##### Recorded data #####

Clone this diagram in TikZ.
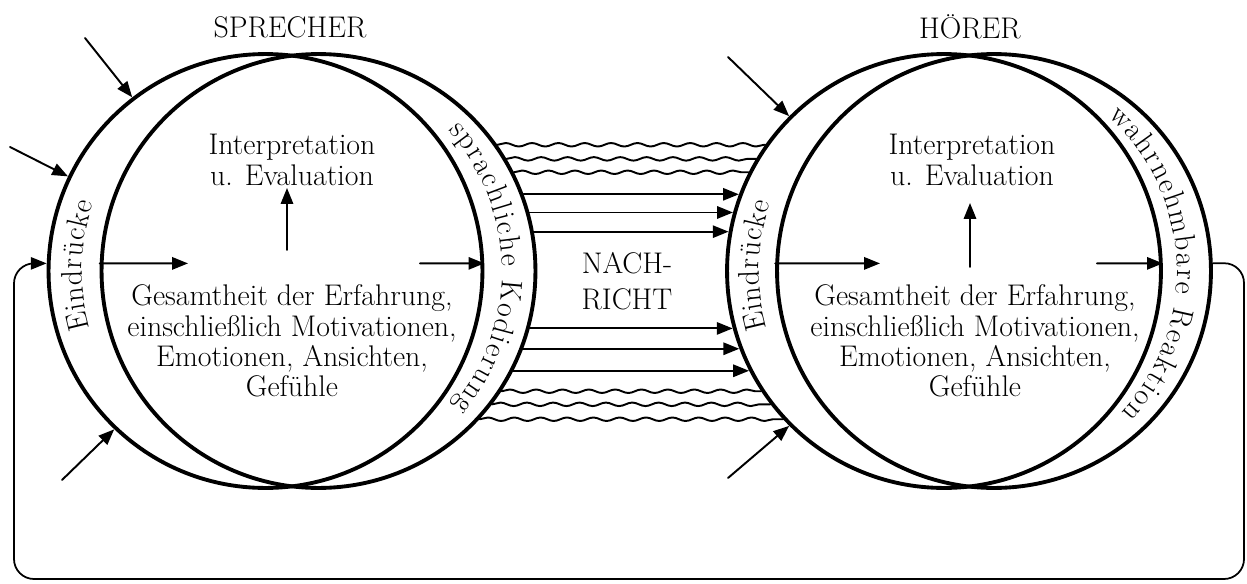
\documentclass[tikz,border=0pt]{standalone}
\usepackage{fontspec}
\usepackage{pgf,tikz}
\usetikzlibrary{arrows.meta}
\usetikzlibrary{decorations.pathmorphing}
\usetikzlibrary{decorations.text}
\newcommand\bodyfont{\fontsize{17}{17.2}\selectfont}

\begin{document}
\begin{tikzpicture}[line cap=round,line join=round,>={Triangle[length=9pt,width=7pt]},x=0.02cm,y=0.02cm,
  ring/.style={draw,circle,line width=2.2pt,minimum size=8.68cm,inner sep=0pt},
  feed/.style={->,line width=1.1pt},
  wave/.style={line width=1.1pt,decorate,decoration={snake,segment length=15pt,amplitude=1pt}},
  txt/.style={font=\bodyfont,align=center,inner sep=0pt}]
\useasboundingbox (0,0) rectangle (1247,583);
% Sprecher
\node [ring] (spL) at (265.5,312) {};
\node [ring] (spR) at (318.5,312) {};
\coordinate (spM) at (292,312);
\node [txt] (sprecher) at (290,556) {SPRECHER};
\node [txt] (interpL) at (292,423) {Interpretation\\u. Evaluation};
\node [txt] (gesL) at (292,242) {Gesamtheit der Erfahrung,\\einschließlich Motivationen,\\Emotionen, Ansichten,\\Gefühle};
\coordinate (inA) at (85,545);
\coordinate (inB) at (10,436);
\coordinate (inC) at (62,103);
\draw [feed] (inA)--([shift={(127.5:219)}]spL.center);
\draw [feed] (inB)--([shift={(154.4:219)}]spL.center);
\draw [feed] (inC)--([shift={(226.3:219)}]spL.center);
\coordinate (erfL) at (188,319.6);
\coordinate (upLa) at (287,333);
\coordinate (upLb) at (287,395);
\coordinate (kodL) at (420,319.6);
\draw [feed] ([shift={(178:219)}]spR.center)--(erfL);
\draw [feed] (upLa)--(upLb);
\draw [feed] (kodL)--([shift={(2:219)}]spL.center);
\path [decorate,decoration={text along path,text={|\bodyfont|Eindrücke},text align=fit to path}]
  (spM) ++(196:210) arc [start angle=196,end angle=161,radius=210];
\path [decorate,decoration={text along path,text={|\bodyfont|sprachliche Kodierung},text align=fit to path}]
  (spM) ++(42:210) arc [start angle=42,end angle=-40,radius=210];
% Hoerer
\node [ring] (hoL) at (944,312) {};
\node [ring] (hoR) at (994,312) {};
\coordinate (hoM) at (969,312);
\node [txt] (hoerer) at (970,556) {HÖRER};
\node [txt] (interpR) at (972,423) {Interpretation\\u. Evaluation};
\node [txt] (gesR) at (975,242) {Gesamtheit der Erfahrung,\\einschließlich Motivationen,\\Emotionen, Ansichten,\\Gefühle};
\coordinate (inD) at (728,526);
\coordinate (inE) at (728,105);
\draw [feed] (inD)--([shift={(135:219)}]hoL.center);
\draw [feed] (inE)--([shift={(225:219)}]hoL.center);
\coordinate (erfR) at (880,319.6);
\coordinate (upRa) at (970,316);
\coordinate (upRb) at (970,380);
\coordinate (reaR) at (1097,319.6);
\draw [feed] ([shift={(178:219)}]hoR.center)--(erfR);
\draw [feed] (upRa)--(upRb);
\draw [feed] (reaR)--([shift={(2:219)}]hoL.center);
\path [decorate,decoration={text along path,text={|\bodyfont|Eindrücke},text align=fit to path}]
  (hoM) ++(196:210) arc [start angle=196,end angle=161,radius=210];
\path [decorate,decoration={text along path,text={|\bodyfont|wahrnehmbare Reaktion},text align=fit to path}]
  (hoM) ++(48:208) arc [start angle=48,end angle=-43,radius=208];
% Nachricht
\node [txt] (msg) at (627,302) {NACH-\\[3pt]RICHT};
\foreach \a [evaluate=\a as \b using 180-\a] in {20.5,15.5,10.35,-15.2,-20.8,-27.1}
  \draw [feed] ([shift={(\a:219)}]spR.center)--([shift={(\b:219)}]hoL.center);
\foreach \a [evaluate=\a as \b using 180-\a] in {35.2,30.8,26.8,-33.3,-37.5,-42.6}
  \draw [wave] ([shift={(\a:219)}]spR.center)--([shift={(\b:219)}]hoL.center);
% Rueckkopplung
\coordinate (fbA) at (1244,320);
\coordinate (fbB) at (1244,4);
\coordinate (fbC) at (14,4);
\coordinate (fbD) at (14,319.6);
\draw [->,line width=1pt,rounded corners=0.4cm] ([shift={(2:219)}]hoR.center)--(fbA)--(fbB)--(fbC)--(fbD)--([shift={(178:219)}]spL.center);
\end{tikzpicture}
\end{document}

#####

# Stated task
Transcribe each line above verbatim, with the pictures left out.

# Reply to the task
Clone this diagram in TikZ.
\documentclass[tikz,border=0pt]{standalone}
\usepackage{fontspec}
\usepackage{pgf,tikz}
\usetikzlibrary{arrows.meta}
\usetikzlibrary{decorations.pathmorphing}
\usetikzlibrary{decorations.text}
\newcommand\bodyfont{\fontsize{17}{17.2}\selectfont}

\begin{document}
\begin{tikzpicture}[line cap=round,line join=round,>={Triangle[length=9pt,width=7pt]},x=0.02cm,y=0.02cm,
  ring/.style={draw,circle,line width=2.2pt,minimum size=8.68cm,inner sep=0pt},
  feed/.style={->,line width=1.1pt},
  wave/.style={line width=1.1pt,decorate,decoration={snake,segment length=15pt,amplitude=1pt}},
  txt/.style={font=\bodyfont,align=center,inner sep=0pt}]
\useasboundingbox (0,0) rectangle (1247,583);
% Sprecher
\node [ring] (spL) at (265.5,312) {};
\node [ring] (spR) at (318.5,312) {};
\coordinate (spM) at (292,312);
\node [txt] (sprecher) at (290,556) {SPRECHER};
\node [txt] (interpL) at (292,423) {Interpretation\\u. Evaluation};
\node [txt] (gesL) at (292,242) {Gesamtheit der Erfahrung,\\einschließlich Motivationen,\\Emotionen, Ansichten,\\Gefühle};
\coordinate (inA) at (85,545);
\coordinate (inB) at (10,436);
\coordinate (inC) at (62,103);
\draw [feed] (inA)--([shift={(127.5:219)}]spL.center);
\draw [feed] (inB)--([shift={(154.4:219)}]spL.center);
\draw [feed] (inC)--([shift={(226.3:219)}]spL.center);
\coordinate (erfL) at (188,319.6);
\coordinate (upLa) at (287,333);
\coordinate (upLb) at (287,395);
\coordinate (kodL) at (420,319.6);
\draw [feed] ([shift={(178:219)}]spR.center)--(erfL);
\draw [feed] (upLa)--(upLb);
\draw [feed] (kodL)--([shift={(2:219)}]spL.center);
\path [decorate,decoration={text along path,text={|\bodyfont|Eindrücke},text align=fit to path}]
  (spM) ++(196:210) arc [start angle=196,end angle=161,radius=210];
\path [decorate,decoration={text along path,text={|\bodyfont|sprachliche Kodierung},text align=fit to path}]
  (spM) ++(42:210) arc [start angle=42,end angle=-40,radius=210];
% Hoerer
\node [ring] (hoL) at (944,312) {};
\node [ring] (hoR) at (994,312) {};
\coordinate (hoM) at (969,312);
\node [txt] (hoerer) at (970,556) {HÖRER};
\node [txt] (interpR) at (972,423) {Interpretation\\u. Evaluation};
\node [txt] (gesR) at (975,242) {Gesamtheit der Erfahrung,\\einschließlich Motivationen,\\Emotionen, Ansichten,\\Gefühle};
\coordinate (inD) at (728,526);
\coordinate (inE) at (728,105);
\draw [feed] (inD)--([shift={(135:219)}]hoL.center);
\draw [feed] (inE)--([shift={(225:219)}]hoL.center);
\coordinate (erfR) at (880,319.6);
\coordinate (upRa) at (970,316);
\coordinate (upRb) at (970,380);
\coordinate (reaR) at (1097,319.6);
\draw [feed] ([shift={(178:219)}]hoR.center)--(erfR);
\draw [feed] (upRa)--(upRb);
\draw [feed] (reaR)--([shift={(2:219)}]hoL.center);
\path [decorate,decoration={text along path,text={|\bodyfont|Eindrücke},text align=fit to path}]
  (hoM) ++(196:210) arc [start angle=196,end angle=161,radius=210];
\path [decorate,decoration={text along path,text={|\bodyfont|wahrnehmbare Reaktion},text align=fit to path}]
  (hoM) ++(48:208) arc [start angle=48,end angle=-43,radius=208];
% Nachricht
\node [txt] (msg) at (627,302) {NACH-\\[3pt]RICHT};
\foreach \a [evaluate=\a as \b using 180-\a] in {20.5,15.5,10.35,-15.2,-20.8,-27.1}
  \draw [feed] ([shift={(\a:219)}]spR.center)--([shift={(\b:219)}]hoL.center);
\foreach \a [evaluate=\a as \b using 180-\a] in {35.2,30.8,26.8,-33.3,-37.5,-42.6}
  \draw [wave] ([shift={(\a:219)}]spR.center)--([shift={(\b:219)}]hoL.center);
% Rueckkopplung
\coordinate (fbA) at (1244,320);
\coordinate (fbB) at (1244,4);
\coordinate (fbC) at (14,4);
\coordinate (fbD) at (14,319.6);
\draw [->,line width=1pt,rounded corners=0.4cm] ([shift={(2:219)}]hoR.center)--(fbA)--(fbB)--(fbC)--(fbD)--([shift={(178:219)}]spL.center);
\end{tikzpicture}
\end{document}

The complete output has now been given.